The "Data Science" Specialization
- You should create one R script called run_analysis.R that does the following.
- Merges the training and the test sets to create one data set.
- Extracts only the measurements on the mean and standard deviation for each measurement.
- Uses descriptive activity names to name the activities in the data set
- Appropriately labels the data set with descriptive activity names.
- Creates a second, independent tidy data set with the average of each variable for each activity and each subject.
- Data Labels are read into R, scrubbed according to tidy data standards
- Subject Vectos are read into R, and scrubbed.
- Data sets for X (raw and calcualted values) and Y (activity) are read into R.
- Subject Voctors are cbound to the data set X for the test and training
- Activity vector (Y) is bound to the data set X for the test and training
- rbind is used to "merge" the two data sets. This was used for simplicity given that a true merge wasn't necessary and rather costly in this case.

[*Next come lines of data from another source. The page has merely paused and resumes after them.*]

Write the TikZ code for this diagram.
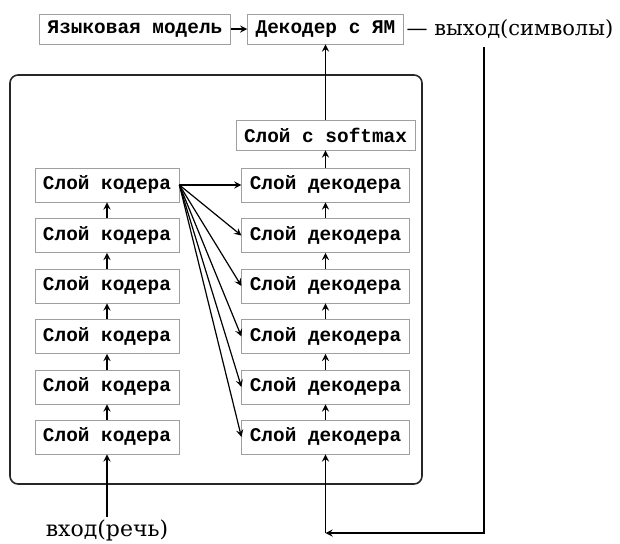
\documentclass[tikz,border=0pt]{standalone}
\usepackage{fontspec}
\setmainfont{DejaVu Serif}
\setmonofont{Liberation Mono}

\begin{document}
\begin{tikzpicture}[x=0.5pt, y=-0.5pt, semithick, >=stealth,
  layer/.style={draw=gray!75, thin, fill=white,
    font=\ttfamily\bfseries\fontsize{9.7}{11}\selectfont,
    inner xsep=4pt, inner ysep=0pt, minimum height=17pt},
  sigtext/.style={font=\fontsize{11}{13}\selectfont, inner sep=1pt}]
  \useasboundingbox (0,0) rectangle (620,543);

  % 1. The frame round the encoder-decoder network
  \draw[rounded corners=4pt, gray!30!black, thick] (10,75) rectangle (422,484);

  % 2. Encoder and decoder layers, six of each, top to bottom
  \foreach \i/\y in {1/185, 2/235.5, 3/286, 4/336.5, 5/387, 6/437} {
    \node[layer] (enc\i) at (107,\y) {Слой кодера};
    \node[layer] (dec\i) at (325.5,\y) {Слой декодера};
  }
  \foreach \i/\j in {1/2, 2/3, 3/4, 4/5, 5/6} {
    \draw[->] (enc\j) -- (enc\i);
    \draw[->] (dec\j) -- (dec\i);
  }

  % 3. The last encoder layer feeds every decoder layer
  \foreach \i in {1,...,6} {
    \draw[->] (enc1.east) -- (dec\i.west);
  }

  % 4. Softmax and the language model on top
  \node[layer, minimum height=15pt] (soft) at (325.5,135) {Слой с softmax};
  \draw[->] (dec1) -- (soft);
  \node[layer, minimum height=15pt] (lm) at (135,29) {Языковая модель};
  \node[layer, minimum height=15pt] (lmdec) at (325.5,29) {Декодер с ЯМ};
  \draw[->] (lm) -- (lmdec);
  \draw[->] (soft) -- (lmdec);

  % 5. Input and output, output fed back to the decoder
  \node[sigtext, anchor=west, font=\fontsize{10.5}{12}\selectfont] (out) at (404,29) {— выход(символы)};
  \node[sigtext] (in) at (107,530) {вход(речь)};
  \draw[->] (in) -- (enc6);
  \coordinate (drop) at (484,47);
  \coordinate (corner) at (0,533);
  \draw[->] (drop) |- (dec6.south |- corner);
  \draw[->] (dec6.south |- corner) -- (dec6.south);
\end{tikzpicture}
\end{document}
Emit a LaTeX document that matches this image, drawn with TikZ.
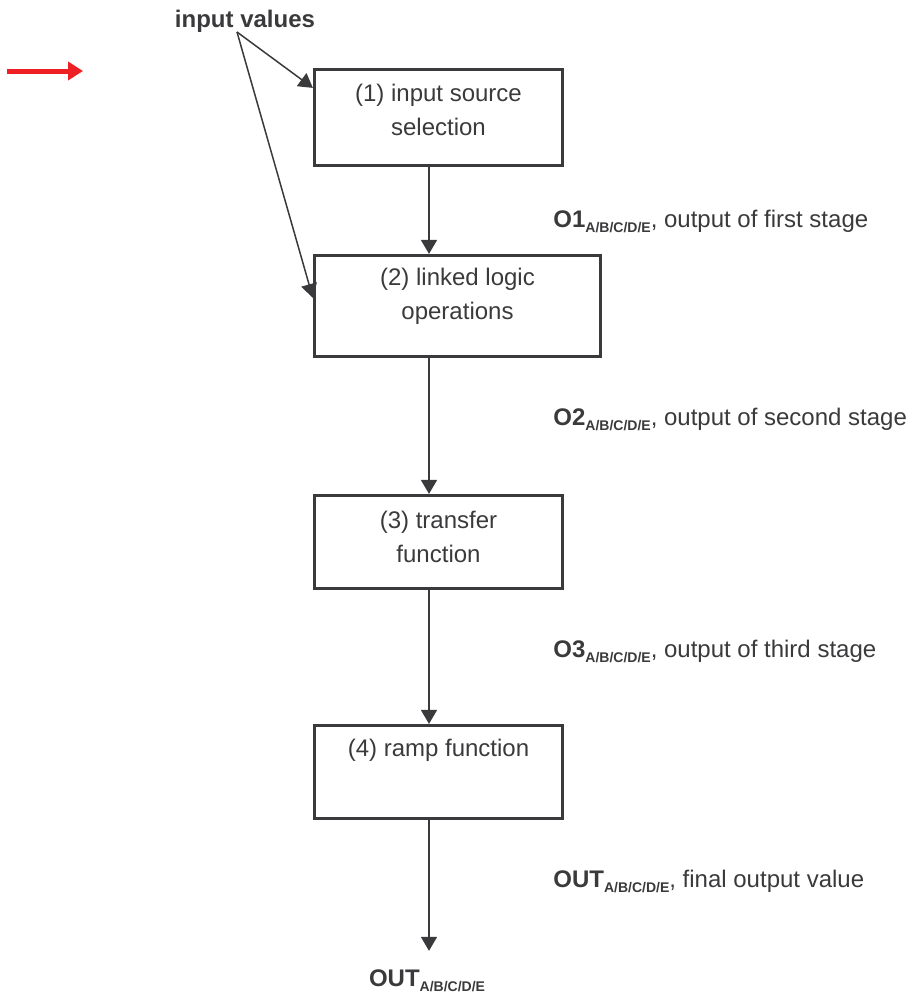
\documentclass[tikz,border=0pt]{standalone}
\usepackage{fontspec}
\setmainfont{Liberation Sans}
\usetikzlibrary{arrows.meta}
\definecolor{ink}{HTML}{3A3A3C}
\definecolor{signal}{HTML}{EE2024}
\newcommand{\chan}[1]{\textbf{#1}\raisebox{-0.45ex}{\fontsize{7}{8}\selectfont\bfseries A/B/C/D/E}}

\begin{document}
\begin{tikzpicture}[x=0.5pt, y=-0.5pt, color=ink, text=ink,
	stage/.style={draw=ink, line width=1.6pt, inner sep=0pt},
	caption/.style={font=\fontsize{12}{17}\selectfont, align=center, inner sep=0pt},
	side/.style={anchor=base west, inner sep=0pt, font=\fontsize{12}{14}\selectfont},
	flow/.style={-{Triangle[length=7pt,width=8pt]}, line width=0.75pt}]
			\useasboundingbox (0,0) rectangle (917,993);

			\node[stage, minimum width=124pt, minimum height=48pt] (b1) at (438.5, 117.5) {};
			\node[stage, minimum width=143pt, minimum height=50.5pt] (b2) at (457.5, 306) {};
			\node[stage, minimum width=124pt, minimum height=46.5pt] (b3) at (438.5, 542) {};
			\node[stage, minimum width=124pt, minimum height=46.5pt] (b4) at (438.5, 772) {};

			\node[caption] (t1) at (438.5, 110) {(1) input source\\selection};
			\node[caption] (t2) at (457.5, 296.5) {(2) linked logic\\operations};
			\node[caption] (t3) at (438.5, 536.5) {(3) transfer\\function};
			\node[caption] (t4) at (438.5, 750) {(4) ramp function};

			\coordinate (axis) at (429, 0);

			\node[side] (o1) at (553, 227) {\chan{O1}, output of first stage};
			\node[side] (o2) at (553, 425) {\chan{O2}, output of second stage};
			\node[side] (o3) at (553, 657) {\chan{O3}, output of third stage};
			\node[side] (o4) at (553, 887) {\chan{OUT}, final output value};

			\node[side, anchor=base] (out) at (427, 986) {\chan{OUT}};

			\node[side, anchor=base] (inval) at (245, 27) {\textbf{input values}};
			\coordinate (src) at (237, 32);

			\draw[flow] (src) -- ([yshift=-10pt]b1.north west);
			\draw[flow] (src) -- ([yshift=-22pt]b2.north west);

			\draw[flow] (b1.south -| axis) -- (b2.north -| axis);
			\draw[flow] (b2.south -| axis) -- (b3.north -| axis);
			\draw[flow] (b3.south -| axis) -- (b4.north -| axis);
			\draw[flow, shorten >=9pt] (b4.south -| axis) -- (out.north -| axis);

			\coordinate (redA) at (7, 71);
			\coordinate (redB) at (83, 71);
			\draw[signal, line width=2.5pt, -{Triangle[length=7.5pt,width=9pt]}] (redA) -- (redB);
		\end{tikzpicture}
\end{document}
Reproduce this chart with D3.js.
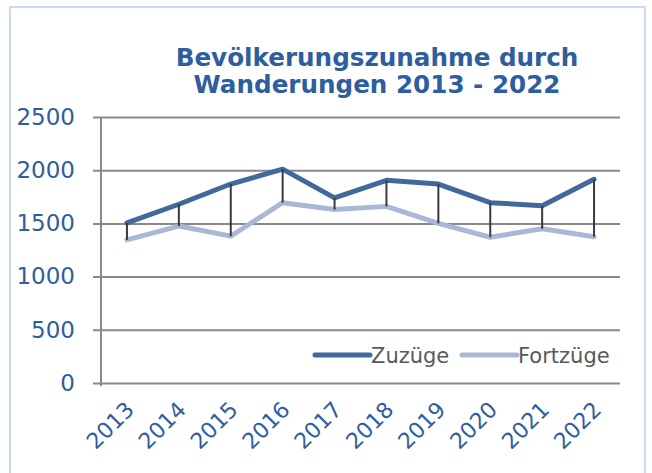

- Grep the features vector for "mean" or "std" text
- Supply the modified features vector to the columns requirement within the merged data set.
- Output this data frame to a tab seperated .txt file
- Included in github is the head of this output including 1000 rows of data. (part1_output.head.txt)
- size: 10.1 MB
- rows: 10299
- cols: 86
- sample col name: e.g. tbodyaccmeanx, tbodyaccstdx, etc.
- only part1_output_head.txt is included due to size limitations (100 lines)
- Using the originall merged data frame, split based on subject number and then calculate the average across each variable.
- Output this data frame to a tab seperated .txt file
- Included in github is the output file. (part2_output.txt)
- size: 321.9 KB
- rows: 30
- cols: 561
- sample col name: e.g. tbodyaccmeanx, tbodyaccmeany, etc.